→ Task details
Take the material below and retype it in full; pictures are left out.

→ Items
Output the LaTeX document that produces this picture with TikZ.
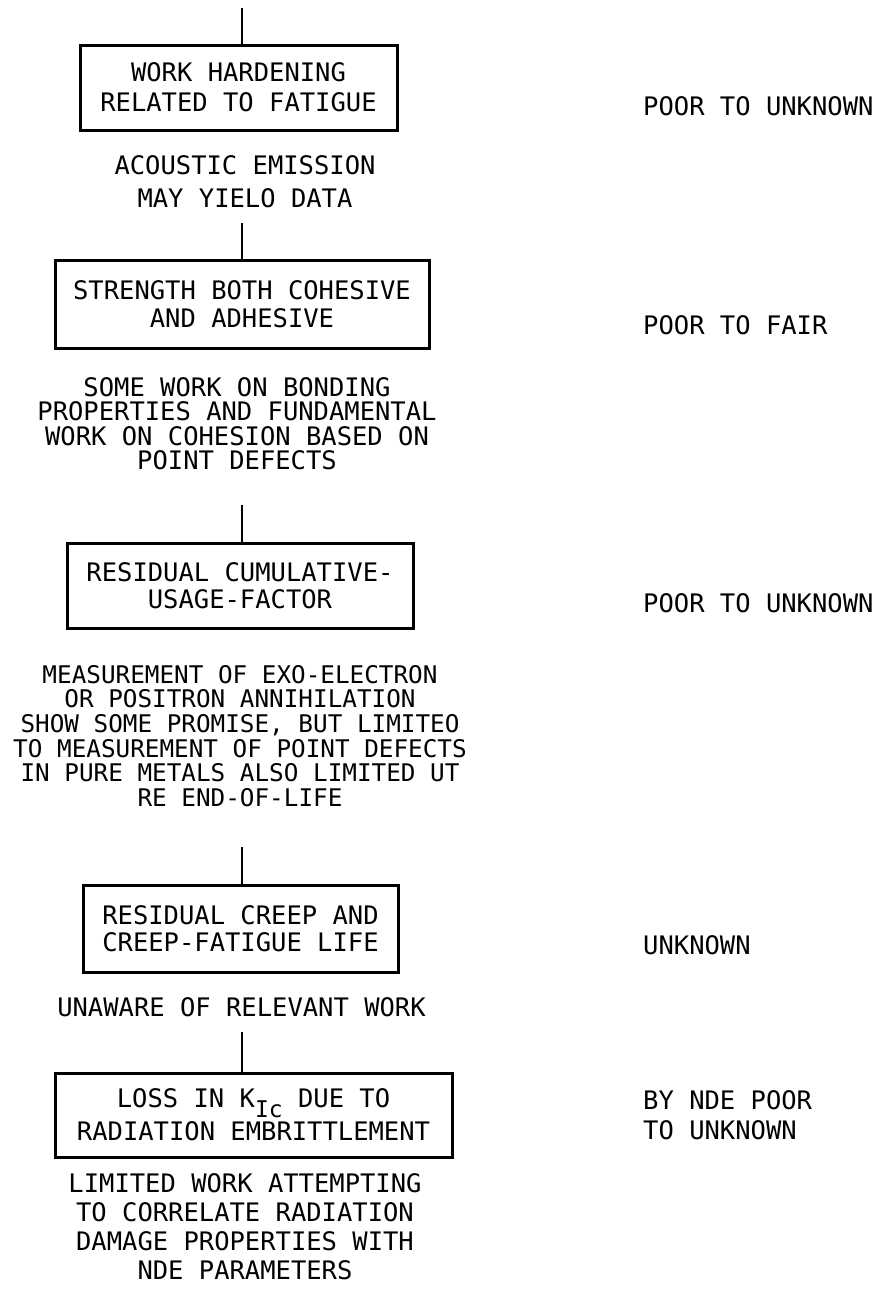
\documentclass[tikz,border=0pt]{standalone}
\usepackage{fontspec}
\setmainfont{DejaVu Sans Mono}
\usetikzlibrary{calc}

\begin{document}
\begin{tikzpicture}
    [
      x=1pt, y=-1pt,
      every node/.style={inner sep=0pt, font=\fontsize{25.5}{30}\selectfont},
      lead/.style={font=\fontsize{25.5}{#1}\selectfont},
      stage/.style={draw=black, line width=3pt, align=center},
      remark/.style={anchor=north, align=center},
      rating/.style={anchor=north west, align=left},
      link/.style={line width=2.6pt}
    ]
    \useasboundingbox (0,0) rectangle (876,1299);
    \node[stage, lead=30, minimum width=317pt, minimum height=85pt] (work) at (238.5,87.5)
      {WORK HARDENING\\RELATED TO FATIGUE};
    \node[remark, lead=33] (emission) at (245,155) {ACOUSTIC EMISSION\\MAY YIELO DATA};
    \node[stage, lead=28.3, minimum width=374pt, minimum height=88pt] (strength) at (242,304)
      {STRENGTH BOTH COHESIVE\\AND ADHESIVE};
    \node[remark, lead=24.5] (bonding) at (237,377)
      {SOME WORK ON BONDING\\PROPERTIES AND FUNDAMENTAL\\WORK ON COHESION BASED ON\\POINT DEFECTS};
    \node[stage, lead=27, minimum width=346pt, minimum height=85pt] (usage) at (240,585.5)
      {RESIDUAL CUMULATIVE-\\USAGE-FACTOR};
    \node[remark, font=\fontsize{24.3}{24.6}\selectfont] (exo) at (240,665)
      {MEASUREMENT OF EXO-ELECTRON\\OR POSITRON ANNIHILATION\\SHOW SOME PROMISE, BUT LIMITEO\\TO MEASUREMENT OF POINT DEFECTS\\IN PURE METALS ALSO LIMITED UT\\RE END-OF-LIFE};
    \node[stage, lead=27, minimum width=315pt, minimum height=87pt] (creep) at (240.5,928.5)
      {RESIDUAL CREEP AND\\CREEP-FATIGUE LIFE};
    \node[remark] (unaware) at (241.5,997) {UNAWARE OF RELEVANT WORK};
    \node[stage, lead=33, minimum width=397pt, minimum height=84pt] (kic) at (253.5,1115)
      {LOSS IN K\raisebox{-10pt}{\fontsize{23}{23}\selectfont Ic} DUE TO\\RADIATION EMBRITTLEMENT};
    \node[remark, lead=29] (correlate) at (245,1173)
      {LIMITED WORK ATTEMPTING\\TO CORRELATE RADIATION\\DAMAGE PROPERTIES WITH\\NDE PARAMETERS};
    \node[rating] (r-work) at (643,96) {POOR TO UNKNOWN};
    \node[rating] (r-strength) at (643,315) {POOR TO FAIR};
    \node[rating] (r-usage) at (643,593) {POOR TO UNKNOWN};
    \node[rating] (r-creep) at (643,935) {UNKNOWN};
    \node[rating, lead=30] (r-kic) at (643,1090) {BY NDE POOR\\TO UNKNOWN};
    \coordinate (feed) at (242,8);
    \coordinate (from-emission) at (242,223);
    \coordinate (from-bonding) at (242,505);
    \coordinate (from-exo) at (242,847);
    \coordinate (from-unaware) at (242,1032);
    \path[link]
      (feed) edge (feed |- work.north)
      (from-emission) edge (from-emission |- strength.north)
      (from-bonding) edge (from-bonding |- usage.north)
      (from-exo) edge (from-exo |- creep.north)
      (from-unaware) edge (from-unaware |- kic.north);
  \end{tikzpicture}
\end{document}
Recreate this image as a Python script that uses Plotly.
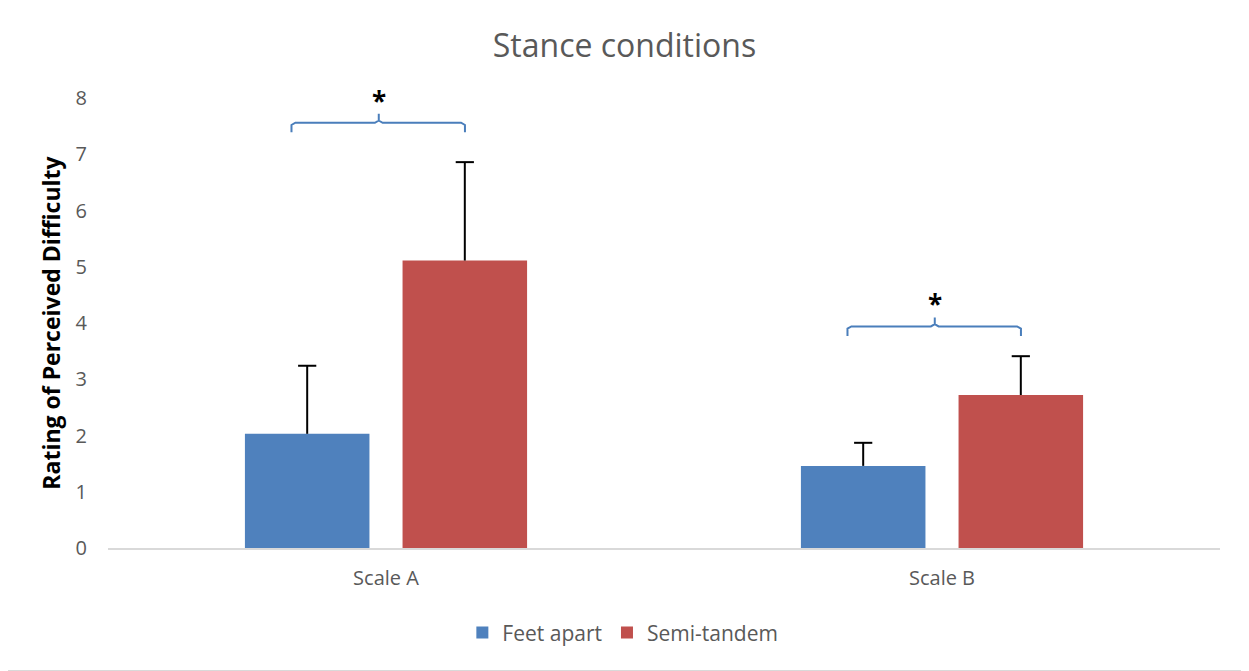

→ Right answer
Output the LaTeX document that produces this picture with TikZ.
\documentclass[tikz,border=0pt]{standalone}
\usepackage{fontspec}
\setmainfont{DejaVu Sans Mono}
\usetikzlibrary{calc}

\begin{document}
\begin{tikzpicture}
    [
      x=1pt, y=-1pt,
      every node/.style={inner sep=0pt, font=\fontsize{25.5}{30}\selectfont},
      lead/.style={font=\fontsize{25.5}{#1}\selectfont},
      stage/.style={draw=black, line width=3pt, align=center},
      remark/.style={anchor=north, align=center},
      rating/.style={anchor=north west, align=left},
      link/.style={line width=2.6pt}
    ]
    \useasboundingbox (0,0) rectangle (876,1299);
    \node[stage, lead=30, minimum width=317pt, minimum height=85pt] (work) at (238.5,87.5)
      {WORK HARDENING\\RELATED TO FATIGUE};
    \node[remark, lead=33] (emission) at (245,155) {ACOUSTIC EMISSION\\MAY YIELO DATA};
    \node[stage, lead=28.3, minimum width=374pt, minimum height=88pt] (strength) at (242,304)
      {STRENGTH BOTH COHESIVE\\AND ADHESIVE};
    \node[remark, lead=24.5] (bonding) at (237,377)
      {SOME WORK ON BONDING\\PROPERTIES AND FUNDAMENTAL\\WORK ON COHESION BASED ON\\POINT DEFECTS};
    \node[stage, lead=27, minimum width=346pt, minimum height=85pt] (usage) at (240,585.5)
      {RESIDUAL CUMULATIVE-\\USAGE-FACTOR};
    \node[remark, font=\fontsize{24.3}{24.6}\selectfont] (exo) at (240,665)
      {MEASUREMENT OF EXO-ELECTRON\\OR POSITRON ANNIHILATION\\SHOW SOME PROMISE, BUT LIMITEO\\TO MEASUREMENT OF POINT DEFECTS\\IN PURE METALS ALSO LIMITED UT\\RE END-OF-LIFE};
    \node[stage, lead=27, minimum width=315pt, minimum height=87pt] (creep) at (240.5,928.5)
      {RESIDUAL CREEP AND\\CREEP-FATIGUE LIFE};
    \node[remark] (unaware) at (241.5,997) {UNAWARE OF RELEVANT WORK};
    \node[stage, lead=33, minimum width=397pt, minimum height=84pt] (kic) at (253.5,1115)
      {LOSS IN K\raisebox{-10pt}{\fontsize{23}{23}\selectfont Ic} DUE TO\\RADIATION EMBRITTLEMENT};
    \node[remark, lead=29] (correlate) at (245,1173)
      {LIMITED WORK ATTEMPTING\\TO CORRELATE RADIATION\\DAMAGE PROPERTIES WITH\\NDE PARAMETERS};
    \node[rating] (r-work) at (643,96) {POOR TO UNKNOWN};
    \node[rating] (r-strength) at (643,315) {POOR TO FAIR};
    \node[rating] (r-usage) at (643,593) {POOR TO UNKNOWN};
    \node[rating] (r-creep) at (643,935) {UNKNOWN};
    \node[rating, lead=30] (r-kic) at (643,1090) {BY NDE POOR\\TO UNKNOWN};
    \coordinate (feed) at (242,8);
    \coordinate (from-emission) at (242,223);
    \coordinate (from-bonding) at (242,505);
    \coordinate (from-exo) at (242,847);
    \coordinate (from-unaware) at (242,1032);
    \path[link]
      (feed) edge (feed |- work.north)
      (from-emission) edge (from-emission |- strength.north)
      (from-bonding) edge (from-bonding |- usage.north)
      (from-exo) edge (from-exo |- creep.north)
      (from-unaware) edge (from-unaware |- kic.north);
  \end{tikzpicture}
\end{document}
Recreate this image as a Python script that uses Plotly.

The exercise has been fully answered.